● **Material**:

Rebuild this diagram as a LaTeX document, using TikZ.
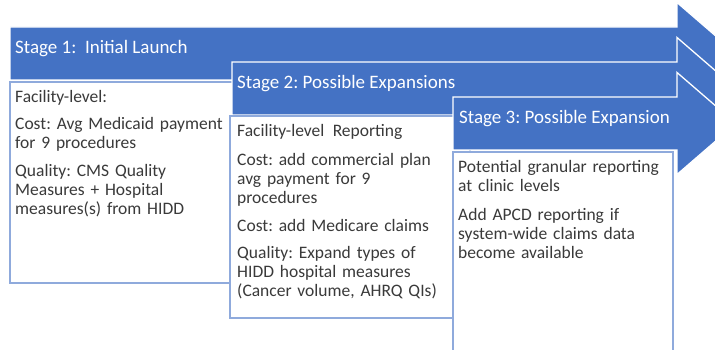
\documentclass[tikz,border=0pt]{standalone}
\usepackage{fontspec}
\setmainfont{Carlito}
\frenchspacing
\definecolor{ablue}{HTML}{4472C4}
\definecolor{bline}{HTML}{8FAADC}
\definecolor{txt}{HTML}{3A3A3A}
\newcommand{\stgarrow}[2]{%
  \draw[arrowshape] (#1,#2) -- (677,#2) -- (677,#2-24.5) -- (736,#2+26.5)
    -- (677,#2+77.5) -- (677,#2+53) -- (#1,#2+53) -- cycle;}
\begin{document}
\begin{tikzpicture}[x=1pt,y=-1pt,
  arrowshape/.style={fill=ablue, draw=white, line width=1.3pt, line join=miter},
  boxshape/.style={fill=white, draw=bline, line width=1.3pt},
  stagelbl/.style={anchor=base west, text=white, inner sep=0pt,
    font=\fontsize{19}{20}\selectfont},
  para/.style={anchor=base west, align=left, text=txt, inner sep=0pt,
    text width=240pt, font=\fontsize{17.5}{19}\selectfont}]
\useasboundingbox (0,0) rectangle (715,350);
\begin{scope}
\clip (0,0) rectangle (715,350);
% Stage 1
\stgarrow{10}{27}
\draw[boxshape] (10,82) rectangle (240,283);
\node[stagelbl] (s1) at (15,54) {Stage 1:\ \ Initial Launch};
\node[para] (p1a) at (15,103) {Facility-level:};
\node[para] (p1b) at (15,130) {Cost: Avg Medicaid payment\\for 9 procedures};
\node[para] (p1c) at (15,177) {Quality: CMS Quality\\Measures + Hospital\\measures(s) from HIDD};
% Stage 2
\stgarrow{232}{62}
\draw[boxshape] (230,116) rectangle (470,318);
\node[stagelbl] (s2) at (237,89) {Stage 2: Possible Expansions};
\node[para] (p2a) at (237,137) {Facility-level\kern2.5pt\ Reporting};
\node[para] (p2b) at (237,165) {Cost: add commercial plan\\avg payment for 9\\procedures};
\node[para] (p2c) at (237,231) {Cost: add Medicare claims};
\node[para] (p2d) at (237,258) {Quality: Expand types of\\HIDD hospital measures\\(Cancer volume, AHRQ QIs)};
% Stage 3
\stgarrow{453}{97}
\draw[boxshape] (453,152) rectangle (673,360);
\node[stagelbl] (s3) at (459,124) {Stage 3: Possible Expansion};
\node[para] (p3a) at (458,172) {Potential granular reporting\\at clinic levels};
\node[para] (p3b) at (458,220) {Add APCD reporting if\\system-wide claims data\\become available};
\end{scope}
\end{tikzpicture}
\end{document}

● **Requirements**: Leave the images out, please, and restate each line word for word.

● **Output of the exercise**:
Rebuild this diagram as a LaTeX document, using TikZ.
\documentclass[tikz,border=0pt]{standalone}
\usepackage{fontspec}
\setmainfont{Carlito}
\frenchspacing
\definecolor{ablue}{HTML}{4472C4}
\definecolor{bline}{HTML}{8FAADC}
\definecolor{txt}{HTML}{3A3A3A}
\newcommand{\stgarrow}[2]{%
  \draw[arrowshape] (#1,#2) -- (677,#2) -- (677,#2-24.5) -- (736,#2+26.5)
    -- (677,#2+77.5) -- (677,#2+53) -- (#1,#2+53) -- cycle;}
\begin{document}
\begin{tikzpicture}[x=1pt,y=-1pt,
  arrowshape/.style={fill=ablue, draw=white, line width=1.3pt, line join=miter},
  boxshape/.style={fill=white, draw=bline, line width=1.3pt},
  stagelbl/.style={anchor=base west, text=white, inner sep=0pt,
    font=\fontsize{19}{20}\selectfont},
  para/.style={anchor=base west, align=left, text=txt, inner sep=0pt,
    text width=240pt, font=\fontsize{17.5}{19}\selectfont}]
\useasboundingbox (0,0) rectangle (715,350);
\begin{scope}
\clip (0,0) rectangle (715,350);
% Stage 1
\stgarrow{10}{27}
\draw[boxshape] (10,82) rectangle (240,283);
\node[stagelbl] (s1) at (15,54) {Stage 1:\ \ Initial Launch};
\node[para] (p1a) at (15,103) {Facility-level:};
\node[para] (p1b) at (15,130) {Cost: Avg Medicaid payment\\for 9 procedures};
\node[para] (p1c) at (15,177) {Quality: CMS Quality\\Measures + Hospital\\measures(s) from HIDD};
% Stage 2
\stgarrow{232}{62}
\draw[boxshape] (230,116) rectangle (470,318);
\node[stagelbl] (s2) at (237,89) {Stage 2: Possible Expansions};
\node[para] (p2a) at (237,137) {Facility-level\kern2.5pt\ Reporting};
\node[para] (p2b) at (237,165) {Cost: add commercial plan\\avg payment for 9\\procedures};
\node[para] (p2c) at (237,231) {Cost: add Medicare claims};
\node[para] (p2d) at (237,258) {Quality: Expand types of\\HIDD hospital measures\\(Cancer volume, AHRQ QIs)};
% Stage 3
\stgarrow{453}{97}
\draw[boxshape] (453,152) rectangle (673,360);
\node[stagelbl] (s3) at (459,124) {Stage 3: Possible Expansion};
\node[para] (p3a) at (458,172) {Potential granular reporting\\at clinic levels};
\node[para] (p3b) at (458,220) {Add APCD reporting if\\system-wide claims data\\become available};
\end{scope}
\end{tikzpicture}
\end{document}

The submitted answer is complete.